Atomkraft wird wieder Thema

Es ist ein wichtiges Ziel unserer Zeit, den Planeten vor dem Klimakollaps zu retten. Diesem Ziel dient der Green Deal der EU genauso wie die beschlossene Taxonomie. Diese soll dazu führen, dass privates Kapital vor allem in die Wirtschaftsbereiche fließt, die als gesellschaftlich erwünscht angesehen werden. Interessanterweise steht mit dem möglichen Stopp der Gaslieferungen aus Russland Atomkraft wieder ganz oben auf die Agenda erwünschter Energiequellen.

Die von Deutschland so dringend gewünschten Gaskraftwerke dagegen werden ohne den notwendigen Brennstoff nicht als Brückentechnologie dienen können. Die Diskussion darüber, ob Atomkraft und Gas in eine Nachhaltigkeitsstrategie gehören, wird jetzt unter anderen Voraussetzungen geführt. Ja, erneuerbare Energien sollten so schnell wie möglich ausgebaut werden. Ja, Wasserstoff ist ein optimales Speichermedium für grünen Strom. Ja, Atomkraft – seien es auch kleine, dezentrale Reaktoren – gehören wieder in den Energiemix der Europäer. Aus Versorgungssicht spricht vieles dafür, die ungeliebten Energiequellen Atom und Gas in der Taxonomie zu belassen.

Grüne und soziale Taxonomie

Ein anderes Thema wird jetzt dazukommen: Neben der grünen Taxonomie wird eine soziale Taxonomie entwickelt.

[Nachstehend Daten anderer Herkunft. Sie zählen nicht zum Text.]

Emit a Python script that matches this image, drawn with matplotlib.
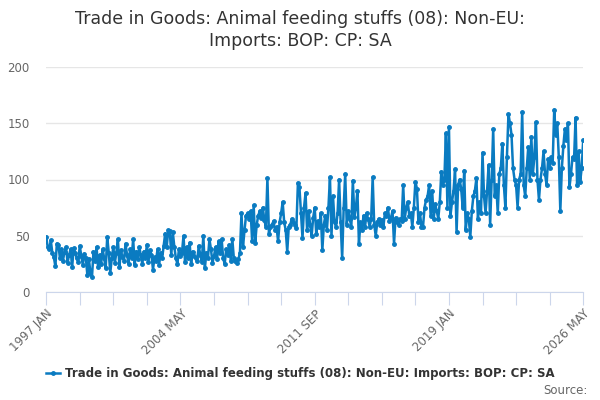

Dort werden gesellschaftlich erwünschte oder eben nicht erwünschte Wirtschaftsbereiche definiert. Jetzt dreht sich die Diskussion um die Rüstungsindustrie.

Ist diese jetzt angesichts deutlich steigender Ausgaben und einer höheren Wertschätzung für die wehrhafte Demokratie erwünscht oder unerwünscht? Die Prioritäten verändern sich, die Taxonomien greifen dabei ineinander. Was hilft es uns, wenn wir alle Anstrengungen unternehmen, die Erde zu retten, wenn ein Mitspieler sagt: Ist mir egal, ich will nur ein größeres Stück vom Planeten? Rüstung statt Klimaschutz? So weit sind wir noch lange nicht und werden hoffentlich nie dahin kommen, hier eine Entscheidung treffen zu müssen.

Tipp: Hier erfährst du alles, was du über das Investieren in Nachhaltigkeits-ETFs wissen musst.

Anleger im Wechselbad der Gefühle

Aber in der Abwägung des Ressourceneinsatzes verschieben sich die Gewichte. Es fließt mehr Geld in die Rüstung, mehr in regenerative Energiequellen, vielleicht auch wieder mehr in Atomkraft. Für Anlegerinnen und Anleger bedeutet das ein Wechselbad der Gefühle, bei dem letztlich jeder Einzelne selbst entscheiden muss, welchen Weg er verfolgt. Ideologischer Rigorismus jedenfalls ist in der Geldanlage eher unangebracht, Pragmatismus trifft es besser.